-------- MATERIAL PROVIDED --------

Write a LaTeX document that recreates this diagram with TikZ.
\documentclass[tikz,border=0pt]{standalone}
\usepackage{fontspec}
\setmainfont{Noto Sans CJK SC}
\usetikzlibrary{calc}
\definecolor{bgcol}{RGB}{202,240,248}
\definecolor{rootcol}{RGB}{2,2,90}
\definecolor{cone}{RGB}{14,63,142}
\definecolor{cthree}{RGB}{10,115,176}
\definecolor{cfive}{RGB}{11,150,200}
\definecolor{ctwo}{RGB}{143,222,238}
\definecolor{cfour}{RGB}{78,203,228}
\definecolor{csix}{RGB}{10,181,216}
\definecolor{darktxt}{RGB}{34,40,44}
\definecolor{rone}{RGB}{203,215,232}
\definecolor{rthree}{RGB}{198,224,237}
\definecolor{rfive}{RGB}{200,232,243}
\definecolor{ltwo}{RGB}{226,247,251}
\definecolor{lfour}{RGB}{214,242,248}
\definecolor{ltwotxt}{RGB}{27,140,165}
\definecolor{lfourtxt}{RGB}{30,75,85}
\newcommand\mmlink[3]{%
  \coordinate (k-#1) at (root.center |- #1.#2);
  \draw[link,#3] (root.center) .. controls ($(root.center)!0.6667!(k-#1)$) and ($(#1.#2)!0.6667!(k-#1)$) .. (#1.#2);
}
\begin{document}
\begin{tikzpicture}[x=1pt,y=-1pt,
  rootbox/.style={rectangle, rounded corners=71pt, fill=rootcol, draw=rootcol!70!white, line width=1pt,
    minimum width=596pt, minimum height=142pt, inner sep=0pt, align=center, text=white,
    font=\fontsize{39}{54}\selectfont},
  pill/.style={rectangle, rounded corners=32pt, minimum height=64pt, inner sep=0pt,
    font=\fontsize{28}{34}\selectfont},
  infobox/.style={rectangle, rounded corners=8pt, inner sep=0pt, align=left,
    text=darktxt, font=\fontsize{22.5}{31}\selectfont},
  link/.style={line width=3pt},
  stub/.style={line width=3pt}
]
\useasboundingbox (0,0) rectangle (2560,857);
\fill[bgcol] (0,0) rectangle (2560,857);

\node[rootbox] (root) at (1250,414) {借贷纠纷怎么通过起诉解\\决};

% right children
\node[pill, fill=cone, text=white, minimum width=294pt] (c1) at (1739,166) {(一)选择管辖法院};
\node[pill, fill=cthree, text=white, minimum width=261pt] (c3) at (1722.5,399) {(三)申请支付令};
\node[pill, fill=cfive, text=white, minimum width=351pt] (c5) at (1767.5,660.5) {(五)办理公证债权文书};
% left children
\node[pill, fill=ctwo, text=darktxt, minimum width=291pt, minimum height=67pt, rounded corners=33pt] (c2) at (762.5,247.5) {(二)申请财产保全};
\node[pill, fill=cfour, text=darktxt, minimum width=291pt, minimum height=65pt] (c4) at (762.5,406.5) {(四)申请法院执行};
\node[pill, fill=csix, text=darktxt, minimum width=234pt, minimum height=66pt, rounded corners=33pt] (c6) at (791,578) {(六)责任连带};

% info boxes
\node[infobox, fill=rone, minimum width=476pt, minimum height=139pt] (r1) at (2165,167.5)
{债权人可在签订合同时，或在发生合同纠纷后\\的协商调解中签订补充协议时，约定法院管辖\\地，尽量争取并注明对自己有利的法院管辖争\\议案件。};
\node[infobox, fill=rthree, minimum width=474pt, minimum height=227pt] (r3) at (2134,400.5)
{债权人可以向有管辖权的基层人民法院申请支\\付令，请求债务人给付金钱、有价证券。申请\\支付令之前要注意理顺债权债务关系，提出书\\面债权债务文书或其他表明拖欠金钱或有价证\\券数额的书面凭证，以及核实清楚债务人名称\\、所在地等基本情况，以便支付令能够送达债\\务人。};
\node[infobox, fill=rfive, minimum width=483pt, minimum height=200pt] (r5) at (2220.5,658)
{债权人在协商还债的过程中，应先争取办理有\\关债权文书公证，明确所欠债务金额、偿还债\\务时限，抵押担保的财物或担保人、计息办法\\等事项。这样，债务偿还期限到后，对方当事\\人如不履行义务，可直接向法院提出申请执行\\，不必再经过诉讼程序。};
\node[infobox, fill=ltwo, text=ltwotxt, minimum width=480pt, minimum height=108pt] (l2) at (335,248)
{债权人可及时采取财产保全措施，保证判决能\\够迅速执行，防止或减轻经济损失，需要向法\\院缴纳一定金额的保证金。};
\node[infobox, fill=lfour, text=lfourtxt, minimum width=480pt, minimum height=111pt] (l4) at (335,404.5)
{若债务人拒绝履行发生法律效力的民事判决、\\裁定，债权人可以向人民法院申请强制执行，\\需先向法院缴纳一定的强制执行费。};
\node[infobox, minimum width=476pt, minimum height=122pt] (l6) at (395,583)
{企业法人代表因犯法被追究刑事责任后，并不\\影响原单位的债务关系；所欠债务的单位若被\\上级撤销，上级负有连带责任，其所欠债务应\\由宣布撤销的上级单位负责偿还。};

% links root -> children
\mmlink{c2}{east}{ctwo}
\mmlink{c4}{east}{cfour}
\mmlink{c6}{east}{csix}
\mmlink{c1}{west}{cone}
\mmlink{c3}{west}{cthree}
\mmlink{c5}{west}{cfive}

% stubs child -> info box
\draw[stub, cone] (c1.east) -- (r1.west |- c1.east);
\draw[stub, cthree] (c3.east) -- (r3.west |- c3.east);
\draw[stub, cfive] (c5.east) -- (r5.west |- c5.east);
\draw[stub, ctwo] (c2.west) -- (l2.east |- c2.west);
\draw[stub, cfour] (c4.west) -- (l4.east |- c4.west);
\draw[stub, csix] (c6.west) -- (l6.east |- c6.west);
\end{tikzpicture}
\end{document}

--------

EXERCISE BRIEF: Repeat the material above exactly.

TASK RESPONSE:
Write a LaTeX document that recreates this diagram with TikZ.
\documentclass[tikz,border=0pt]{standalone}
\usepackage{fontspec}
\setmainfont{Noto Sans CJK SC}
\usetikzlibrary{calc}
\definecolor{bgcol}{RGB}{202,240,248}
\definecolor{rootcol}{RGB}{2,2,90}
\definecolor{cone}{RGB}{14,63,142}
\definecolor{cthree}{RGB}{10,115,176}
\definecolor{cfive}{RGB}{11,150,200}
\definecolor{ctwo}{RGB}{143,222,238}
\definecolor{cfour}{RGB}{78,203,228}
\definecolor{csix}{RGB}{10,181,216}
\definecolor{darktxt}{RGB}{34,40,44}
\definecolor{rone}{RGB}{203,215,232}
\definecolor{rthree}{RGB}{198,224,237}
\definecolor{rfive}{RGB}{200,232,243}
\definecolor{ltwo}{RGB}{226,247,251}
\definecolor{lfour}{RGB}{214,242,248}
\definecolor{ltwotxt}{RGB}{27,140,165}
\definecolor{lfourtxt}{RGB}{30,75,85}
\newcommand\mmlink[3]{%
  \coordinate (k-#1) at (root.center |- #1.#2);
  \draw[link,#3] (root.center) .. controls ($(root.center)!0.6667!(k-#1)$) and ($(#1.#2)!0.6667!(k-#1)$) .. (#1.#2);
}
\begin{document}
\begin{tikzpicture}[x=1pt,y=-1pt,
  rootbox/.style={rectangle, rounded corners=71pt, fill=rootcol, draw=rootcol!70!white, line width=1pt,
    minimum width=596pt, minimum height=142pt, inner sep=0pt, align=center, text=white,
    font=\fontsize{39}{54}\selectfont},
  pill/.style={rectangle, rounded corners=32pt, minimum height=64pt, inner sep=0pt,
    font=\fontsize{28}{34}\selectfont},
  infobox/.style={rectangle, rounded corners=8pt, inner sep=0pt, align=left,
    text=darktxt, font=\fontsize{22.5}{31}\selectfont},
  link/.style={line width=3pt},
  stub/.style={line width=3pt}
]
\useasboundingbox (0,0) rectangle (2560,857);
\fill[bgcol] (0,0) rectangle (2560,857);

\node[rootbox] (root) at (1250,414) {借贷纠纷怎么通过起诉解\\决};

% right children
\node[pill, fill=cone, text=white, minimum width=294pt] (c1) at (1739,166) {(一)选择管辖法院};
\node[pill, fill=cthree, text=white, minimum width=261pt] (c3) at (1722.5,399) {(三)申请支付令};
\node[pill, fill=cfive, text=white, minimum width=351pt] (c5) at (1767.5,660.5) {(五)办理公证债权文书};
% left children
\node[pill, fill=ctwo, text=darktxt, minimum width=291pt, minimum height=67pt, rounded corners=33pt] (c2) at (762.5,247.5) {(二)申请财产保全};
\node[pill, fill=cfour, text=darktxt, minimum width=291pt, minimum height=65pt] (c4) at (762.5,406.5) {(四)申请法院执行};
\node[pill, fill=csix, text=darktxt, minimum width=234pt, minimum height=66pt, rounded corners=33pt] (c6) at (791,578) {(六)责任连带};

% info boxes
\node[infobox, fill=rone, minimum width=476pt, minimum height=139pt] (r1) at (2165,167.5)
{债权人可在签订合同时，或在发生合同纠纷后\\的协商调解中签订补充协议时，约定法院管辖\\地，尽量争取并注明对自己有利的法院管辖争\\议案件。};
\node[infobox, fill=rthree, minimum width=474pt, minimum height=227pt] (r3) at (2134,400.5)
{债权人可以向有管辖权的基层人民法院申请支\\付令，请求债务人给付金钱、有价证券。申请\\支付令之前要注意理顺债权债务关系，提出书\\面债权债务文书或其他表明拖欠金钱或有价证\\券数额的书面凭证，以及核实清楚债务人名称\\、所在地等基本情况，以便支付令能够送达债\\务人。};
\node[infobox, fill=rfive, minimum width=483pt, minimum height=200pt] (r5) at (2220.5,658)
{债权人在协商还债的过程中，应先争取办理有\\关债权文书公证，明确所欠债务金额、偿还债\\务时限，抵押担保的财物或担保人、计息办法\\等事项。这样，债务偿还期限到后，对方当事\\人如不履行义务，可直接向法院提出申请执行\\，不必再经过诉讼程序。};
\node[infobox, fill=ltwo, text=ltwotxt, minimum width=480pt, minimum height=108pt] (l2) at (335,248)
{债权人可及时采取财产保全措施，保证判决能\\够迅速执行，防止或减轻经济损失，需要向法\\院缴纳一定金额的保证金。};
\node[infobox, fill=lfour, text=lfourtxt, minimum width=480pt, minimum height=111pt] (l4) at (335,404.5)
{若债务人拒绝履行发生法律效力的民事判决、\\裁定，债权人可以向人民法院申请强制执行，\\需先向法院缴纳一定的强制执行费。};
\node[infobox, minimum width=476pt, minimum height=122pt] (l6) at (395,583)
{企业法人代表因犯法被追究刑事责任后，并不\\影响原单位的债务关系；所欠债务的单位若被\\上级撤销，上级负有连带责任，其所欠债务应\\由宣布撤销的上级单位负责偿还。};

% links root -> children
\mmlink{c2}{east}{ctwo}
\mmlink{c4}{east}{cfour}
\mmlink{c6}{east}{csix}
\mmlink{c1}{west}{cone}
\mmlink{c3}{west}{cthree}
\mmlink{c5}{west}{cfive}

% stubs child -> info box
\draw[stub, cone] (c1.east) -- (r1.west |- c1.east);
\draw[stub, cthree] (c3.east) -- (r3.west |- c3.east);
\draw[stub, cfive] (c5.east) -- (r5.west |- c5.east);
\draw[stub, ctwo] (c2.west) -- (l2.east |- c2.west);
\draw[stub, cfour] (c4.west) -- (l4.east |- c4.west);
\draw[stub, csix] (c6.west) -- (l6.east |- c6.west);
\end{tikzpicture}
\end{document}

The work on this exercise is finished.